Dave Hakstol has been the whipping boy of the Flyers faithful for nearly two years. He’s often been criticized for his poor handling of key players and the abundance of ice time he gives to the unreliable ones.
The criticism is fair, considering they missed the playoffs last year and the Flyers weak fourth line of Chris VandeVelde, Pierre-Edouard Bellemare and Roman Lyubimov was often a “go-to” for Hakstol.
But he’s done a lot of good in his three years.
Not many remember, but when Mark Streit went down in 2015-16 with an injury and Gostisbehere was called up, Hakstol had confidence in him and allowed him to step into a big role on the power play and figure things out.
Last season, we witnessed Ivan Provorov and Travis Konecny for the first time. While Konecny was a healthy scratch for a handful of games, Hakstol never doubted Provorov’s abilities and the number of minutes he could handle. He played him without hesitation and easily could have buried him after his horrendous game against Chicago early in the year. If he decided not to play Provorov, would his development have been halted a tad?
Hakstol has made mistakes, especially when it comes to lines and ice time management, but he’s often made up for those mistakes one way or another.

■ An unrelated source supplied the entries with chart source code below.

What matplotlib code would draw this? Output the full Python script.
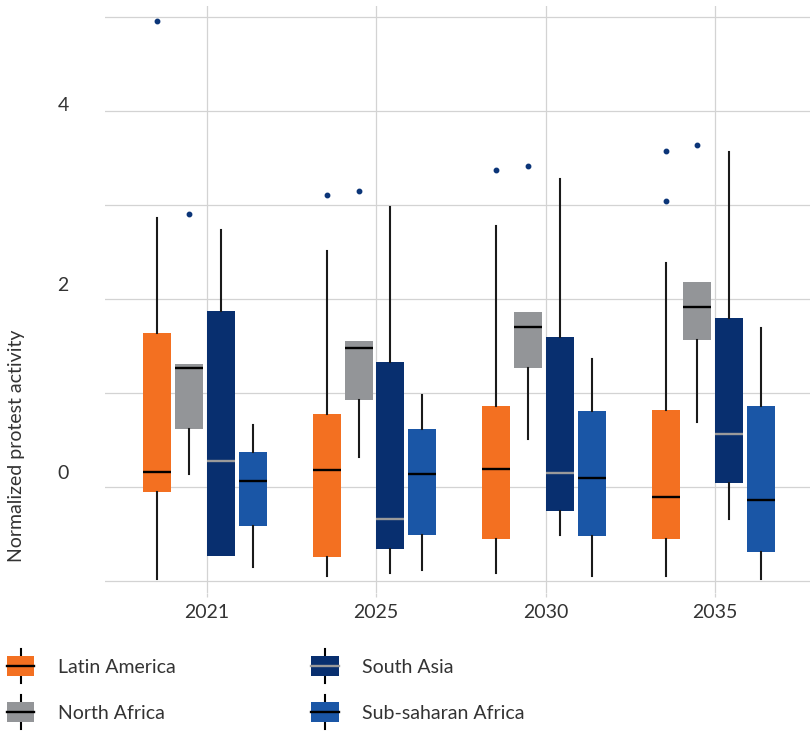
import numpy as np
import matplotlib
matplotlib.use("Agg")
import matplotlib.pyplot as plt
from matplotlib.patches import Rectangle
from matplotlib.lines import Line2D
from matplotlib.legend_handler import HandlerBase
from matplotlib.transforms import ScaledTranslation

plt.rcParams['font.family'] = ['Lato', 'DejaVu Sans']

# Data
years = ['2021', '2025', '2030', '2035']
regions = ['Latin America', 'North Africa', 'South Asia', 'Sub-saharan Africa']

latam_whislo = [-0.98, -0.95, -0.92, -0.95]
latam_q1 = [-0.05, -0.75, -0.55, -0.55]
latam_med = [0.16, 0.18, 0.19, -0.11]
latam_q3 = [1.64, 0.78, 0.86, 0.82]
latam_whishi = [2.86, 2.51, 2.78, 2.38]
latam_fliers = [[4.96], [3.11], [3.37], [3.57, 3.04]]

nafr_whislo = [0.14, 0.32, 0.51, 0.69]
nafr_q1 = [0.62, 0.93, 1.27, 1.56]
nafr_med = [1.27, 1.48, 1.70, 1.91]
nafr_q3 = [1.31, 1.55, 1.86, 2.18]
nafr_whishi = [1.31, 1.55, 1.86, 2.18]
nafr_fliers = [[2.90], [3.15], [3.42], [3.64]]

sasia_whislo = [-0.73, -0.91, -0.51, -0.34]
sasia_q1 = [-0.73, -0.66, -0.26, 0.04]
sasia_med = [0.28, -0.34, 0.15, 0.56]
sasia_q3 = [1.87, 1.33, 1.60, 1.80]
sasia_whishi = [2.73, 2.98, 3.28, 3.56]
sasia_fliers = [[], [], [], []]

ssa_whislo = [-0.85, -0.88, -0.95, -0.98]
ssa_q1 = [-0.42, -0.51, -0.52, -0.69]
ssa_med = [0.06, 0.14, 0.10, -0.14]
ssa_q3 = [0.37, 0.62, 0.81, 0.86]
ssa_whishi = [0.66, 0.98, 1.36, 1.69]
ssa_fliers = [[], [], [], []]

groups = [
    (latam_whislo, latam_q1, latam_med, latam_q3, latam_whishi, latam_fliers),
    (nafr_whislo, nafr_q1, nafr_med, nafr_q3, nafr_whishi, nafr_fliers),
    (sasia_whislo, sasia_q1, sasia_med, sasia_q3, sasia_whishi, sasia_fliers),
    (ssa_whislo, ssa_q1, ssa_med, ssa_q3, ssa_whishi, ssa_fliers),
]

face_colors = ['#F37021', '#939598', '#082F6F', '#1A56A6']
median_colors = ['#000000', '#000000', '#9A9A9A', '#000000']
flier_color = '#0B3578'
text_color = '#333333'
grid_color = '#D3D3D3'

fig = plt.figure(figsize=(8.10, 7.33), dpi=100)
ax = fig.add_axes([105 / 810, 1 - 593 / 733, 1 - 105 / 810, (593 - 6) / 733])

slot = 0.188
width = 0.165
base = np.arange(len(years))

for i, (wlo, q1, med, q3, whi, fl) in enumerate(groups):
    stats = []
    for j in range(len(years)):
        stats.append(dict(whislo=wlo[j], q1=q1[j], med=med[j], q3=q3[j],
                          whishi=whi[j], fliers=fl[j]))
    pos = base + (i - 1.5) * slot - 0.01
    ax.bxp(stats, positions=pos, widths=width, patch_artist=True,
           showcaps=False, manage_ticks=False,
           boxprops=dict(facecolor=face_colors[i], edgecolor='none', linewidth=0),
           medianprops=dict(color=median_colors[i], linewidth=1.7, solid_capstyle='butt'),
           whiskerprops=dict(color='#1A1A1A', linewidth=1.5),
           flierprops=dict(marker='o', markersize=3.2, markerfacecolor=flier_color,
                           markeredgecolor=flier_color, linestyle='none'))

ax.set_xlim(-0.6, 3.56)
ax.set_ylim(-1.128, 5.117)
ax.set_xticks(base)
ax.set_xticklabels(years)
ax.set_yticks([0, 2, 4])
ax.set_yticks([-1, 1, 3, 5], minor=True)
ax.grid(True, which='both', color=grid_color, linewidth=0.9)
ax.set_axisbelow(True)
for s in ax.spines.values():
    s.set_visible(False)

ax.tick_params(axis='x', length=3, color=grid_color, width=0.9, pad=5,
               labelsize=14, labelcolor=text_color)
ax.tick_params(axis='y', which='both', length=0, pad=26,
               labelsize=14, labelcolor=text_color)
# y tick labels sit a little above their gridlines in the reference
for lab, dy in zip(ax.get_yticklabels(), [15, 15, 7]):
    lab.set_transform(lab.get_transform() + ScaledTranslation(0, dy / 100, fig.dpi_scale_trans))

fig.text(16.5 / 810, 1 - 446 / 733, 'Normalized protest activity', rotation=90,
         ha='center', va='center', fontsize=14, color=text_color)


# Legend with box-shaped handles
class BoxKey:
    def __init__(self, face, med):
        self.face = face
        self.med = med


class BoxHandler(HandlerBase):
    def create_artists(self, legend, orig_handle, xdescent, ydescent,
                       width, height, fontsize, trans):
        x0, y0 = -xdescent, -ydescent
        cx = x0 + width / 2
        whisk = Line2D([cx, cx], [y0 - 0.35 * height, y0 + 1.35 * height],
                       color='#000000', linewidth=1.5, transform=trans)
        rect = Rectangle((x0, y0), width, height, facecolor=orig_handle.face,
                         edgecolor='none', transform=trans)
        med = Line2D([x0, x0 + width], [y0 + height / 2] * 2,
                     color=orig_handle.med, linewidth=1.7, transform=trans)
        return [whisk, rect, med]


keys = [BoxKey(face_colors[i], median_colors[i]) for i in range(len(regions))]
fig.legend(keys, regions, handler_map={BoxKey: BoxHandler()},
           loc='upper left', bbox_to_anchor=(7 / 810, 1 - 656 / 733),
           ncol=2, frameon=False, fontsize=14, labelcolor=text_color,
           handlelength=1.4, handleheight=1.2, handletextpad=1.2,
           columnspacing=7.0, labelspacing=1.35, borderpad=0, borderaxespad=0)

fig.savefig('out.png', dpi=100)
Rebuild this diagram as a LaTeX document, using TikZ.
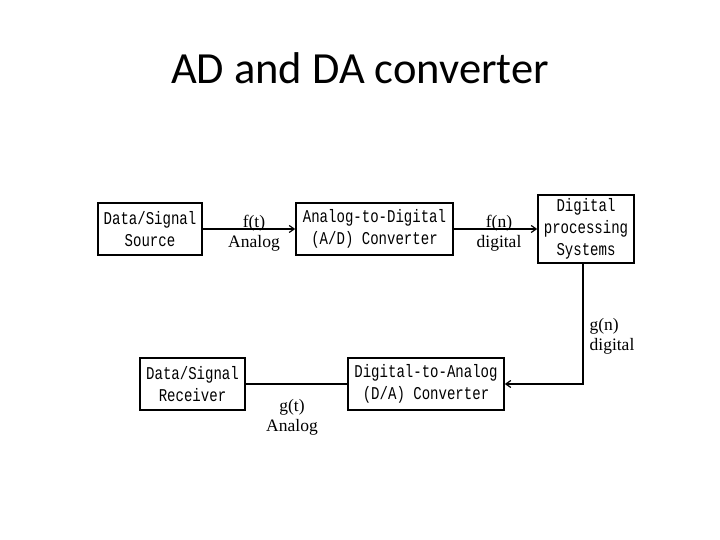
\documentclass[tikz,border=0pt]{standalone}
\usepackage{fontspec}
\setmainfont{Liberation Serif}
\newfontfamily\titlefont{Carlito}
\newfontfamily\boxfont[FakeStretch=0.78]{Liberation Mono}
\usetikzlibrary{arrows.meta}
\begin{document}
\begin{tikzpicture}[x=1pt,y=-1pt,
  blk/.style={draw,line width=1.6pt,inner sep=0pt,font=\boxfont\fontsize{18}{22}\selectfont,align=center},
  lbl/.style={font=\fontsize{17.5}{20}\selectfont,align=center,inner sep=0pt},
  conn/.style={line width=1.2pt},
  arr/.style={conn,-{Straight Barb[length=5pt,width=7pt]}}]
\useasboundingbox (0,0) rectangle (720,540);
\node[font=\titlefont\fontsize{44.5}{48}\selectfont] (title) at (360,68) {AD and DA converter};
\node[blk,minimum width=104pt,minimum height=52pt] (src) at (150,229) {Data/Signal\\Source};
\node[blk,minimum width=157pt,minimum height=52pt] (ad) at (374.5,229) {Analog-to-Digital\\(A/D) Converter};
\node[blk,minimum width=96pt,minimum height=68pt] (dps) at (586,229) {Digital\\processing\\Systems};
\node[blk,minimum width=156pt,minimum height=52pt] (da) at (426,384) {Digital-to-Analog\\(D/A) Converter};
\node[blk,minimum width=105pt,minimum height=52pt] (rcv) at (192.5,384) {Data/Signal\\Receiver};
\coordinate (corner) at (583,384);
\draw[arr] (src.east) -- (ad.west);
\draw[arr] (ad.east) -- (dps.west);
\draw[arr] (dps.south -| corner) -- (corner) -- (da.east);
\draw[conn] (da.west) -- (rcv.east);
\node[lbl] (l1) at (254,233) {f(t)\\Analog};
\node[lbl] (l2) at (499,233) {f(n)\\digital};
\node[lbl,align=left] (l3) at (612,336) {g(n)\\digital};
\node[lbl] (l4) at (292,417) {g(t)\\Analog};
\end{tikzpicture}
\end{document}
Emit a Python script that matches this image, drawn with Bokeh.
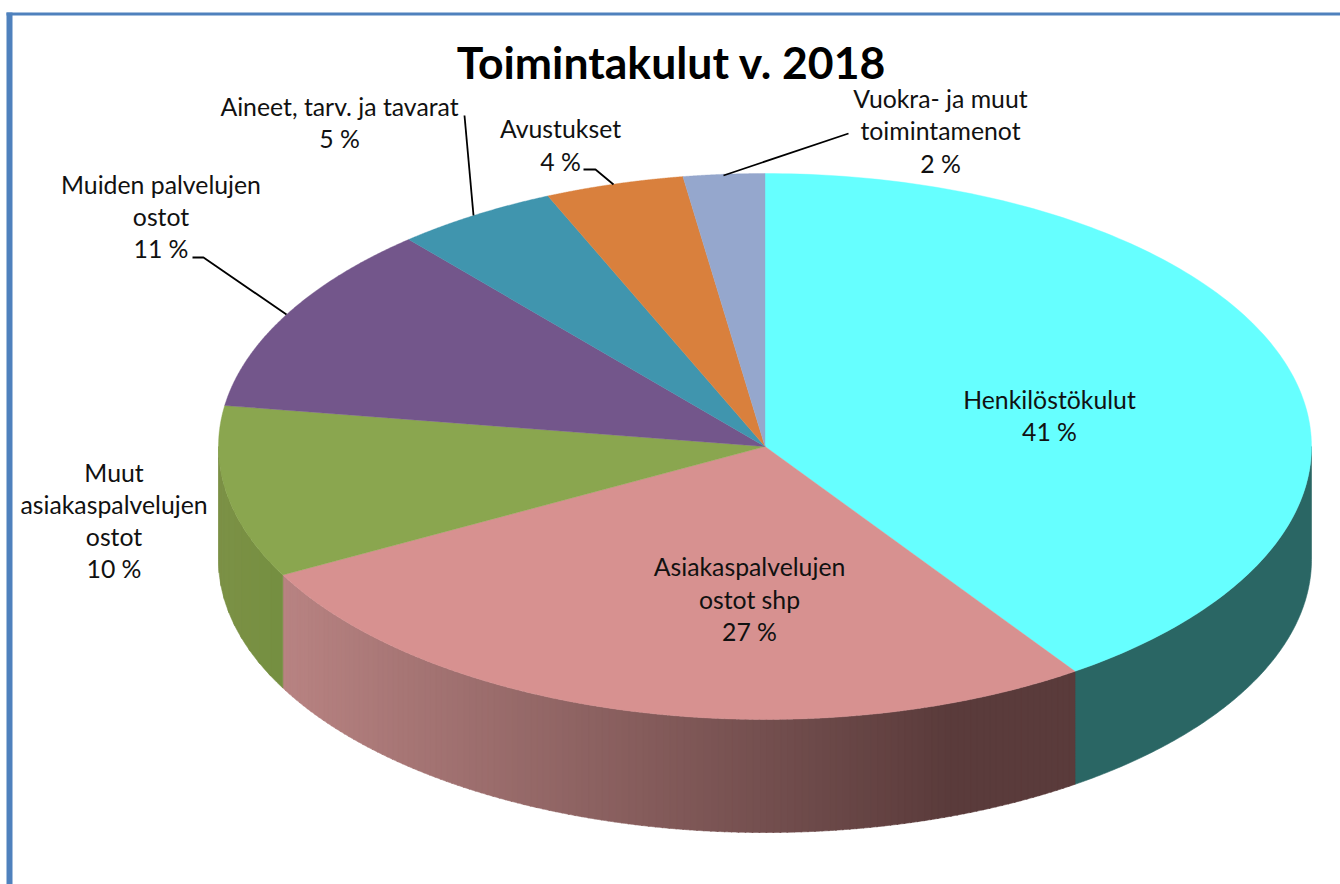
import math
import numpy as np
from bokeh.embed import file_html
from bokeh.resources import INLINE
from bokeh.plotting import figure
from bokeh.models import Range1d
from bokeh.core.properties import value

title_text = "Toimintakulut v. 2018"
categories = ["Henkilöstökulut", "Asiakaspalvelujen ostot shp", "Muut asiakaspalvelujen ostot",
              "Muiden palvelujen ostot", "Aineet, tarv. ja tavarat", "Avustukset",
              "Vuokra- ja muut toimintamenot"]
values = [40.4, 26.8, 10.2, 11.3, 4.8, 4.1, 2.4]
top_colors = ["#66FFFF", "#D79190", "#8AA64F", "#73568B", "#4095AE", "#D9803D", "#95A7CD"]
side_left = ["#2A6664", "#B88382", "#7C9146", "#5A4370", "#33778B", "#AD6631", "#7786A4"]
side_right = ["#2A6664", "#5A3B3B", "#748F40", "#5A4370", "#33778B", "#AD6631", "#7786A4"]
shade_span = [1.0, 0.84, 1.0, 1.0, 1.0, 1.0, 1.0]

label_lines = ["Henkilöstökulut", "41 %",
               "Asiakaspalvelujen", "ostot shp", "27 %",
               "Muut", "asiakaspalvelujen", "ostot", "10 %",
               "Muiden palvelujen", "ostot", "11 %",
               "Aineet, tarv. ja tavarat", "5 %",
               "Avustukset", "4 %",
               "Vuokra- ja muut", "toimintamenot", "2 %"]
label_x = [1049, 1049, 749, 749, 749, 113.5, 113.5, 113.5, 113.5, 160.5, 160.5, 160.5, 339, 339, 560, 560, 940, 940, 940]
label_y = [398.5, 430.5, 565.5, 598.5, 630.5, 471.5, 503.5, 535.5, 567.5, 183.5, 215.5, 247.5, 105.5, 137.5, 127.5, 160.5, 97.5, 129.5, 162.5]

leaders_x = [[192, 203, 286], [464, 473], [583, 595, 613], [723, 848]]
leaders_y = [[257, 257, 314], [115, 215], [169, 169, 184], [175, 133]]

CX, CY, RX, RY, DEPTH = 764.5, 446.0, 546.5, 273.0, 113.0
W, H = 1340, 884


def pt(theta):
    return CX + RX * math.sin(theta), CY - RY * math.cos(theta)


def hex2rgb(h):
    return tuple(int(h[i:i + 2], 16) for i in (1, 3, 5))


def mix(a, b, t):
    ca, cb = hex2rgb(a), hex2rgb(b)
    return "#%02X%02X%02X" % tuple(round(ca[i] + (cb[i] - ca[i]) * t) for i in range(3))


p = figure(width=W, height=H, output_backend="svg", toolbar_location=None,
           x_range=Range1d(0, W), y_range=Range1d(H, 0),
           min_border=0, outline_line_color=None, background_fill_color="white",
           border_fill_color="white")
p.axis.visible = False
p.grid.visible = False
p.styles = {"position": "absolute", "left": "0px", "top": "0px"}

# frame
p.quad(left=[6, 6], right=[W, 12], top=[12, 12], bottom=[15, H],
       fill_color="#4F81BD", line_color=None)

total = sum(values)
edges = [0.0]
for v in values:
    edges.append(edges[-1] + v / total * 2 * math.pi)

# side wall (front half only); shaded walls are split in narrow vertical strips
for i in range(len(values)):
    a0, a1 = max(edges[i], math.pi / 2), min(edges[i + 1], 3 * math.pi / 2)
    if a1 <= a0:
        continue
    x_a, x_b = pt(a0)[0], pt(a1)[0]
    xl, xr = min(x_a, x_b), max(x_a, x_b)
    flat = side_left[i] == side_right[i]
    n = 1 if flat else max(2, int((xr - xl) / 6))
    per = 120 if flat else 6
    ang = np.linspace(a0, a1, n * per + 1)
    for k in range(n):
        seg = ang[k * per: (k + 1) * per + 2]
        xs = [pt(t)[0] for t in seg]
        ys = [pt(t)[1] for t in seg]
        mid = (xs[0] + xs[-1]) / 2
        col = mix(side_left[i], side_right[i], min(1.0, (mid - xl) / ((xr - xl) * shade_span[i])))
        p.patch(xs + xs[::-1], ys + [y + DEPTH for y in ys[::-1]],
                fill_color=col, line_color=col, line_width=0.6)

# top face
for i in range(len(values)):
    ang = np.linspace(edges[i], edges[i + 1], 160)
    xs = [CX] + [pt(t)[0] for t in ang]
    ys = [CY] + [pt(t)[1] for t in ang]
    p.patch(xs, ys, fill_color=top_colors[i], line_color=top_colors[i], line_width=0.4)

p.multi_line(leaders_x, leaders_y, line_color="black", line_width=1.8)

p.text(x=label_x, y=label_y, text=label_lines, text_font=value("Lato"), text_font_size="24.8px",
       text_align="center", text_baseline="middle", text_color="#111111")
p.text(x=[671], y=[61], text=[title_text], text_font=value("Lato"), text_font_size="44.5px",
       text_font_style="bold", text_align="center", text_baseline="middle", text_color="black")

open("out.html", "w").write(file_html(p, INLINE))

If he had been canned after one bad year, Flyers fans might have never seen a Giroux-Couturier duo, bet the fans who wanted to give up on Couturier are feeling foolish now. Now in the latter stage of the season, we’re witnessing Konecny blossom into a good top-6 forward, a nice balanced lineup that can put up numbers and a deadly pairing on the blue line.
Nolan Patrick, who was sheltered early in the season by Hakstol, has now taken the reigns of the second line and is slowly coming into his own, gaining confidence by the game. Gostisbehere, who was scratched several times last year, is now a legitimate threat for Norris contention, is it possible the scratches from Hakstol last year gave him a boost, in addition to him being healthy?
Hakstol takes a lot of heat, but he’s proven he can be successful throughout his career.He coached his NCAA squad to the Frozen Four four times and later became the first head coach in over 35 years to go from an NCAA head coaching job to an NHL one. Hextall has a ton of confidence in Hakstol and doesn’t seem willing to part ways with him anytime soon, especially during the tear the Flyers have been on. People need to understand that a coach will make mistakes, and instead of wanting him fired, they should hope he learns from his mistakes, just like players in the NHL do.
Obviously, there is a ton of work to do. The constant need to play veterans like Andrew MacDonald and Valtteri Filppula can often get on peoples’ nerves, he cost the Flyers two points early in the season on a botched offside challenge, he’s played Manning over Sanheim in power play situations when Sanheim was on the team. These things add up and will ultimately be exposed in the playoffs, but it’s a process and Hakstol will hopefully get better and better.
Whether he’s a stud or a dud, you decide.